CDs and DVDs deemed unsalable were donated to Gifts in Kind, a charitable organization
At least the company donated all non-returnable merchandise, such as its private-label gift items, CDs and DVDs, to the nonprofit organization, Gifts in kind. There has to be more nonprofit organizations willing to take unwanted books. Perhaps authors or retired novelists should group together and open a place for unwanted books. See, Gifts In Kind International.
That means CDs and DVDs are valued by book store chains and charitable organizations more than books in print because people can watch the videos or listen to the audio materials on discs. In current times, the printed word is passed over in favor of video or audio, at least by the various chain bookstores management.
Would the charities also have taken books in large numbers? After all people are asked to donate their old books to the charities that pick up the books in bags from your driveway’s curb. But thousands of unsalable books were at the numerous bookstores. Writers need to know the criteria of an unsalable book. Is it the content, the story, or the fact that no one knew the book was available, and so it didn’t sell. Or was it not on prominent display?

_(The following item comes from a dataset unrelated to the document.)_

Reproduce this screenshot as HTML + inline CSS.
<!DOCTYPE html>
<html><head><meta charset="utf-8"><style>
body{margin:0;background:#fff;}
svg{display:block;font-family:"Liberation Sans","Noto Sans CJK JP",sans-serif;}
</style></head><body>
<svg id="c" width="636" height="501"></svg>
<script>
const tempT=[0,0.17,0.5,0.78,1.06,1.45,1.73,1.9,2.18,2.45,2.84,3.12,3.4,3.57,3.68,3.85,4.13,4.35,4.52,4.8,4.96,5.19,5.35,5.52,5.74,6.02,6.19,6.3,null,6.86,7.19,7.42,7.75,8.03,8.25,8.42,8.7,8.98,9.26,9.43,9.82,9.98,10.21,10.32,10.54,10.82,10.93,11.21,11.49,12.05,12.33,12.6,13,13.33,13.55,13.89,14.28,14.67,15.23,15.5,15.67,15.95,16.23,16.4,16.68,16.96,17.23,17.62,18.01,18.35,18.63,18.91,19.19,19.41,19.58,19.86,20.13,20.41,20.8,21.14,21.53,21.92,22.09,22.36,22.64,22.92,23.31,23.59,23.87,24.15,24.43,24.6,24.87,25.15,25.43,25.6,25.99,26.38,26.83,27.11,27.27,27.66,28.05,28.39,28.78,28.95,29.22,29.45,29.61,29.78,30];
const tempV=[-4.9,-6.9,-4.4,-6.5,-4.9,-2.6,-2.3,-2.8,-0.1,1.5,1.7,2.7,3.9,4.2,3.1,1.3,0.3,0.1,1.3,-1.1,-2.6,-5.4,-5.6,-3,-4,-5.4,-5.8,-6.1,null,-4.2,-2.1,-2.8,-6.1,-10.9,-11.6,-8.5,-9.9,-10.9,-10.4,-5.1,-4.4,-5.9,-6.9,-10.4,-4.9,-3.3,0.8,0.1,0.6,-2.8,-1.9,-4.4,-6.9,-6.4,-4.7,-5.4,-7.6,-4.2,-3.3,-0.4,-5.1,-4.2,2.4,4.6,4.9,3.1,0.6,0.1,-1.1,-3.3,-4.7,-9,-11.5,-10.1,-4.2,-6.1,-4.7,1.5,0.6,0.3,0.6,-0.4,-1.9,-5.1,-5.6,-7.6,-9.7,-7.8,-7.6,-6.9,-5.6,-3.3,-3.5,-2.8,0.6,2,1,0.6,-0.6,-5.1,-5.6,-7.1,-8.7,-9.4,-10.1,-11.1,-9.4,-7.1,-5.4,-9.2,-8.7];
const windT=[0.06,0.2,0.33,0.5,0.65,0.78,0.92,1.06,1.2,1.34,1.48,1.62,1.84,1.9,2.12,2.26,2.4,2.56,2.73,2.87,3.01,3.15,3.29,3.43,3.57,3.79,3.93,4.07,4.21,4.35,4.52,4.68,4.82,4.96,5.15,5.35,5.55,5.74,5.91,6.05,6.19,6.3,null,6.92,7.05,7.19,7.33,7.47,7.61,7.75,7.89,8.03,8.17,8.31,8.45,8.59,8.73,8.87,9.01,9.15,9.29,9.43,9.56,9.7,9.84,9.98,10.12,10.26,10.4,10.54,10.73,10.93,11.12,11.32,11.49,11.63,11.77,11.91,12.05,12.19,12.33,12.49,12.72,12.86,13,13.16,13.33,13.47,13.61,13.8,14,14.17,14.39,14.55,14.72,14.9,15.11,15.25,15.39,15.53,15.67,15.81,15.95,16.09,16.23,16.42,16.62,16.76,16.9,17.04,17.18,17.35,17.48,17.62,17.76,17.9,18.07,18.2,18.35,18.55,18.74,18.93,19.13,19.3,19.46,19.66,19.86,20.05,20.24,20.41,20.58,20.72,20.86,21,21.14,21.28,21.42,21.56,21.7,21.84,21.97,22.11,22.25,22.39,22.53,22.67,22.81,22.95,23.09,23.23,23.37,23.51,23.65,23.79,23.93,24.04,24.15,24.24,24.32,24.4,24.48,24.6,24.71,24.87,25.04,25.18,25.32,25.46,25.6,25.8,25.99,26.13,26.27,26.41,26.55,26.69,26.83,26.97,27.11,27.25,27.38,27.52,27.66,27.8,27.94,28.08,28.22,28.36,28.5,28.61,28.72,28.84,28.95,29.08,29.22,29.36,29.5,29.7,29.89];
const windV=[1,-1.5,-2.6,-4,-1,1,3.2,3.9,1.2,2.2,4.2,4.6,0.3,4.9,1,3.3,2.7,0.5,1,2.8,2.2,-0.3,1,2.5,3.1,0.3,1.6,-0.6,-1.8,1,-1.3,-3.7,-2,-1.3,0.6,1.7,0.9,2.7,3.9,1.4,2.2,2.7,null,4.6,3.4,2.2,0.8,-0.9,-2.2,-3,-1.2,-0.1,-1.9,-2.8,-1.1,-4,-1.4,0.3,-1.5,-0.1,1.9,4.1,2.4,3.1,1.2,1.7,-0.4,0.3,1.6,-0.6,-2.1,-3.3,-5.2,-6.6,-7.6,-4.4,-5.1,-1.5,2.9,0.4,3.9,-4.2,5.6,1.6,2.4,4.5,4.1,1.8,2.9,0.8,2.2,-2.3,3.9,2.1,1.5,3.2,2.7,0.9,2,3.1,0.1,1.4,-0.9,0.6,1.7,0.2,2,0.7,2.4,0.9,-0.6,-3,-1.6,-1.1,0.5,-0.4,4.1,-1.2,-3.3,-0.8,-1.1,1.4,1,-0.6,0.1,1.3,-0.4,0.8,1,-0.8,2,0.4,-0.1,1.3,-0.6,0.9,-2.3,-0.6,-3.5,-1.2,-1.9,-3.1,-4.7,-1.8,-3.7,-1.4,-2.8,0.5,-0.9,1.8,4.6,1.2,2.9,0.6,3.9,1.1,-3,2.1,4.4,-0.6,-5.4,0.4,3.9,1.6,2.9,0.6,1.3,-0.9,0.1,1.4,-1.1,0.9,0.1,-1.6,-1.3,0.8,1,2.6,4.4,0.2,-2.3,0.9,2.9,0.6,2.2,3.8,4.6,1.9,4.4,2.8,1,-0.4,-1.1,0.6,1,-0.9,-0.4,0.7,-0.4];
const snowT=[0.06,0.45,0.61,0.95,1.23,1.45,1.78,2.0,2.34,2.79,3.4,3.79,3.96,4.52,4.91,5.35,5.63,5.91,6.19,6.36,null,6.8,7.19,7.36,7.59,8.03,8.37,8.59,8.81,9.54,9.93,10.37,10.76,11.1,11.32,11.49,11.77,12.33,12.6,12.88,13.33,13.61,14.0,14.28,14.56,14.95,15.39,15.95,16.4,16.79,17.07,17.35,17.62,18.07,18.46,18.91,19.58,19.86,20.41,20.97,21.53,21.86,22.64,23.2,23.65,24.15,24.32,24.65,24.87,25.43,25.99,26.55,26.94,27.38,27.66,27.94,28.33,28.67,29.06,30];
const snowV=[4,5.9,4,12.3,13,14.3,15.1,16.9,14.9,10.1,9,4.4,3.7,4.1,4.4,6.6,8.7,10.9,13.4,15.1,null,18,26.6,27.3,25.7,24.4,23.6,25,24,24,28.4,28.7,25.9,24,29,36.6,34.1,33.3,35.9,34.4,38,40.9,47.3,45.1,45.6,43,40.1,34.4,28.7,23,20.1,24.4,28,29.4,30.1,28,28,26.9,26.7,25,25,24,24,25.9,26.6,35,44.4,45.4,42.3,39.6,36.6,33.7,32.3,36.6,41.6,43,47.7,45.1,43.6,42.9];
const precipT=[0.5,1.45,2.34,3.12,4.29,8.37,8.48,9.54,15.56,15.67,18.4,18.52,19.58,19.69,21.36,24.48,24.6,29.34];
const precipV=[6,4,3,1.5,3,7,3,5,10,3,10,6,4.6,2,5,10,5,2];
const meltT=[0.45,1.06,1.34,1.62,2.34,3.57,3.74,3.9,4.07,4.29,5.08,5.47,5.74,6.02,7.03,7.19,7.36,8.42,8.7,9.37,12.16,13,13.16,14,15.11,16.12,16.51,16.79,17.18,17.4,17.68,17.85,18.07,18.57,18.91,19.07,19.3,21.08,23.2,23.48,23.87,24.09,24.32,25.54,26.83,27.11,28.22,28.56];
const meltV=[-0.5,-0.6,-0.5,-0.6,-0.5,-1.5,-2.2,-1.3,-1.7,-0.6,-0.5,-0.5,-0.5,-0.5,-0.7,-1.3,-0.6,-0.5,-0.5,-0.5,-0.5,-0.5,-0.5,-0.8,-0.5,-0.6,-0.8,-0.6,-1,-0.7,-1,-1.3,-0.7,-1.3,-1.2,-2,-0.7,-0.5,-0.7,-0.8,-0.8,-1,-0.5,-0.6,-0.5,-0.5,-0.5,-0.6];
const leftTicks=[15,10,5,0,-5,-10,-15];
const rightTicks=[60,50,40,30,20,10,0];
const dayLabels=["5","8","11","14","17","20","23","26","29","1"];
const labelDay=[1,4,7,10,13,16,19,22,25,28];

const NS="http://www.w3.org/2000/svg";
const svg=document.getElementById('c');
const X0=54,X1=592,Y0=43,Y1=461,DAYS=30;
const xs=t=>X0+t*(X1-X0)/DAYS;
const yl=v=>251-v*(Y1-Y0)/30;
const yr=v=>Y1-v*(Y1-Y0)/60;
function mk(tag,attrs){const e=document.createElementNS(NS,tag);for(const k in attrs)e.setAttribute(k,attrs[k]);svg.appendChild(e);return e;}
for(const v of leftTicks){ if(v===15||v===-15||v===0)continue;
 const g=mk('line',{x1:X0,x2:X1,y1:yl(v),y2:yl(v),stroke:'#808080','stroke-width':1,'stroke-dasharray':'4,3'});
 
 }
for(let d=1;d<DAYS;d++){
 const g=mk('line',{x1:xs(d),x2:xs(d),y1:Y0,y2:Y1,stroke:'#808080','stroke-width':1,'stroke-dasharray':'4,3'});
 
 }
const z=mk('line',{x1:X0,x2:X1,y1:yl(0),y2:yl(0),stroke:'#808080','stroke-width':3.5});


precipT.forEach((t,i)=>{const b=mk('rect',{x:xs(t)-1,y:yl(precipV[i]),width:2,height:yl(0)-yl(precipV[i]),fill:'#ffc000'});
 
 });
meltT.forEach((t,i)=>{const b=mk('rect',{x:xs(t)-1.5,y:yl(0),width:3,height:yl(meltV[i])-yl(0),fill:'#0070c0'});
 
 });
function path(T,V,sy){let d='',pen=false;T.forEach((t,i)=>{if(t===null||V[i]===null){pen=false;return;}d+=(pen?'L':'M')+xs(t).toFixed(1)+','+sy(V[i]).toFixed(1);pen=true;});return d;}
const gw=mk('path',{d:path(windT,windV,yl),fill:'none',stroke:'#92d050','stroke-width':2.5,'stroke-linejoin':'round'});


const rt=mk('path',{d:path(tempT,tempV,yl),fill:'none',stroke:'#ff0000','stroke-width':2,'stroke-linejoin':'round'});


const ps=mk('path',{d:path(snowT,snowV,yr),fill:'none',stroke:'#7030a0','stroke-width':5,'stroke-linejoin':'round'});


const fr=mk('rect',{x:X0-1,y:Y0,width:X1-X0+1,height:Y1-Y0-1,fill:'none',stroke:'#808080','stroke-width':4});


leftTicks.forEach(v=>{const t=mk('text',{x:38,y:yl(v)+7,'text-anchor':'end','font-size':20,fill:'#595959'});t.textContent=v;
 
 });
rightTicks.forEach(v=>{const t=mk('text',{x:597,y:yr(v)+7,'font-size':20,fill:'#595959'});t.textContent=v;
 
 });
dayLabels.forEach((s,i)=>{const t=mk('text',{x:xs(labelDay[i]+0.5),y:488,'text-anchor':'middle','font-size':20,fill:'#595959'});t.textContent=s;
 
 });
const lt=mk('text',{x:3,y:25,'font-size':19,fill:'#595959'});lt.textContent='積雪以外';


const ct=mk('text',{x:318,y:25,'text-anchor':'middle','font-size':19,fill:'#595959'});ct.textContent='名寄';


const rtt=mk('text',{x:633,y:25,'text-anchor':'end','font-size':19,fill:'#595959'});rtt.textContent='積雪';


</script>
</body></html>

There are thousands of those paperbacks around which don’t sell enough or are priced in used book stores for under a dollar. Bookstores are stuck with books that don’t sell. The authors can’t buy them, since most authors don’t sell that many books and are not rich. And the best-sellers sell, so the authors with enough money don’t need to buy back their books.
That leaves the publisher paying the expenses. Since many publishers are merging and smaller, niche publishers are arising, often touting e-books, it remains to be seen what happens to the writing of authors whose books don’t sell quickly enough or don’t sell at all. Perhaps the books can be sent to those who would appreciate them. The question is who can afford to pay the handling, shipping and postage?

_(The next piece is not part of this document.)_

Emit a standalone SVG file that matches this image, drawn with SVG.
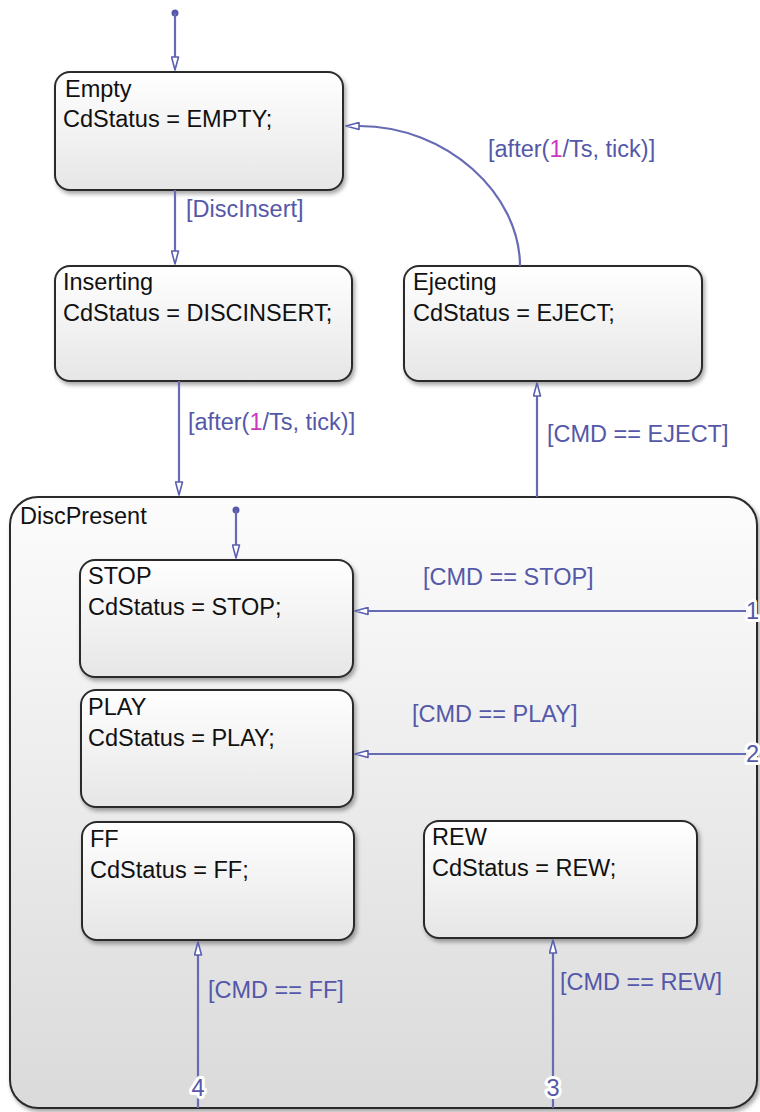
<svg xmlns="http://www.w3.org/2000/svg" width="760" height="1112" viewBox="0 0 760 1112">
<style>
.st{stroke:#2b2b2b;stroke-width:2;filter:url(#sh)}
.box{fill:url(#g1)}
.sup{fill:url(#g2)}
.t{font-family:"Liberation Sans",Arial,sans-serif;font-size:23.5px;fill:#111}
.lb{font-family:"Liberation Sans",Arial,sans-serif;font-size:23.5px;fill:#5558a8}
.num{font-family:"Liberation Sans",Arial,sans-serif;font-size:23.5px;fill:#5558a8;stroke:#fff;stroke-width:6;stroke-linejoin:round;paint-order:stroke}
.mg{fill:#c838c0}
.c{fill:none;stroke:#666bb4;stroke-width:2.2}
</style>
<defs>
<linearGradient id="g1" x1="0" y1="0" x2="0" y2="1"><stop offset="0" stop-color="#ffffff"/><stop offset="1" stop-color="#e6e6e6"/></linearGradient>
<linearGradient id="g2" x1="0" y1="0" x2="0" y2="1"><stop offset="0" stop-color="#fcfcfc"/><stop offset="1" stop-color="#dadada"/></linearGradient>
<filter id="sh" x="-10%" y="-10%" width="125%" height="130%"><feDropShadow dx="2" dy="3" stdDeviation="2" flood-color="#000" flood-opacity="0.35"/></filter>
<marker id="ah" viewBox="0 0 15 9" refX="1" refY="4.5" markerWidth="15" markerHeight="9" markerUnits="userSpaceOnUse" orient="auto"><path d="M1,1 L14,4.5 L1,8 Z" fill="#ffffff" stroke="#5a5fb0" stroke-width="1.6" stroke-linejoin="round"/></marker>
</defs>
<g id="DiscPresent">
<rect class="sup st" x="10" y="497" width="747" height="611" rx="28"/>
<text class="t" x="20" y="524">DiscPresent</text>
</g>
<g id="Empty">
<rect class="box st" x="55" y="72" width="288" height="118" rx="15"/>
<text class="t" x="65" y="97">Empty</text>
<text class="t" x="63" y="127">CdStatus = EMPTY;</text>
</g>
<g id="Inserting">
<rect class="box st" x="55" y="266" width="297" height="115" rx="15"/>
<text class="t" x="63" y="290">Inserting</text>
<text class="t" x="63" y="321">CdStatus = DISCINSERT;</text>
</g>
<g id="Ejecting">
<rect class="box st" x="404" y="266" width="298" height="115" rx="15"/>
<text class="t" x="413" y="290">Ejecting</text>
<text class="t" x="413" y="321">CdStatus = EJECT;</text>
</g>
<g id="STOP">
<rect class="box st" x="80" y="560" width="273" height="117" rx="15"/>
<text class="t" x="88" y="584">STOP</text>
<text class="t" x="88" y="615">CdStatus = STOP;</text>
</g>
<g id="PLAY">
<rect class="box st" x="81" y="690" width="272" height="117" rx="15"/>
<text class="t" x="88" y="715">PLAY</text>
<text class="t" x="88" y="746">CdStatus = PLAY;</text>
</g>
<g id="FF">
<rect class="box st" x="82" y="822" width="272" height="118" rx="15"/>
<text class="t" x="90" y="847">FF</text>
<text class="t" x="90" y="878">CdStatus = FF;</text>
</g>
<g id="REW">
<rect class="box st" x="424" y="821" width="273" height="117" rx="15"/>
<text class="t" x="432" y="845">REW</text>
<text class="t" x="432" y="876">CdStatus = REW;</text>
</g>
<g id="connectors">
<circle cx="175" cy="13" r="3.5" fill="#5558a8"/>
<path class="c" d="M175,13 V57" marker-end="url(#ah)"/>
<path class="c" d="M175,190 V251" marker-end="url(#ah)"/>
<text class="lb" x="186" y="217">[DiscInsert]</text>
<path class="c" d="M179,381 V482" marker-end="url(#ah)"/>
<text class="lb" x="188" y="430">[after(<tspan class="mg">1</tspan>/Ts, tick)]</text>
<path class="c" d="M520,266 C520,194 447,126 359,126" marker-end="url(#ah)"/>
<text class="lb" x="488" y="157">[after(<tspan class="mg">1</tspan>/Ts, tick)]</text>
<path class="c" d="M537,497 V396" marker-end="url(#ah)"/>
<text class="lb" x="547" y="442">[CMD == EJECT]</text>
<circle cx="236" cy="510" r="3.5" fill="#5558a8"/>
<path class="c" d="M236,510 V545" marker-end="url(#ah)"/>
<path class="c" d="M746,611 H368" marker-end="url(#ah)"/>
<text class="lb" x="423" y="585">[CMD == STOP]</text>
<text class="num" x="746" y="619">1</text>
<path class="c" d="M746,754 H368" marker-end="url(#ah)"/>
<text class="lb" x="412" y="722">[CMD == PLAY]</text>
<text class="num" x="746" y="762">2</text>
<path class="c" d="M198,1108 V955" marker-end="url(#ah)"/>
<text class="lb" x="208" y="998">[CMD == FF]</text>
<text class="num" x="198" y="1096" text-anchor="middle">4</text>
<path class="c" d="M553,1108 V953" marker-end="url(#ah)"/>
<text class="lb" x="560" y="990">[CMD == REW]</text>
<text class="num" x="553" y="1096" text-anchor="middle">3</text>
</g>
</svg>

There’s competition between the bookstores and the print-on-demand publishers. More publishers are moving to niche markets or merging. And more writing is going digital. In the romance, mystery, and true-crime market, the best-sellers do make money.
For many romance authors, they research their topic and work as hard as the best-selling authors for just as long. The difference is what each author earns from the sale of books after the agent, taxes, and publisher take their share of any profits. Best-selling paperback still sell enough to keep them in supermarket racks and in the existing bookstores. Or they’re sold online.
Where your book may find its resting place recycled
For many authors who thought writing a book would seal their immortality in print, it’s a reality shock to find out the book so quickly went to pulp and may be recycled into toilet paper, bags, or boxes. See, How toilet paper is made. If your books become toilet paper made from recycled paper, know your book will be put to practical use. Toilet tissue made from recycled paper is made from both colored and white stock, with staples and pins removed.
The paper goes into a huge vat called a ‘pulper’ that combines your emulsified book with hot water and detergents to turn it into a liquid slurry. The recycled pulp then goes through a series of screens and rinses to remove paper coatings and inks.
The pulp is whitened somewhat and sanitized with oxygen-based products like peroxide. It then goes through steps 7 through 10 like virgin paper products, producing a cheaper, less-white paper. So that’s how your words end up when your book is recycled because someone decided what you wrote wasn’t valuable enough to be promoted where it would have made money for you and perhaps become popular.
When it comes to art work, paintings not in galleries usually end up in thrift shops, painting, knitted goods, crocheted blankets, and crafts done by countless creative workers and hobbyists. It makes you think of how your labor ends up when you try to think back on whether any creative, non-living product you wrote, labored over, or painted made a difference if it never sold because the price of promotion was too high.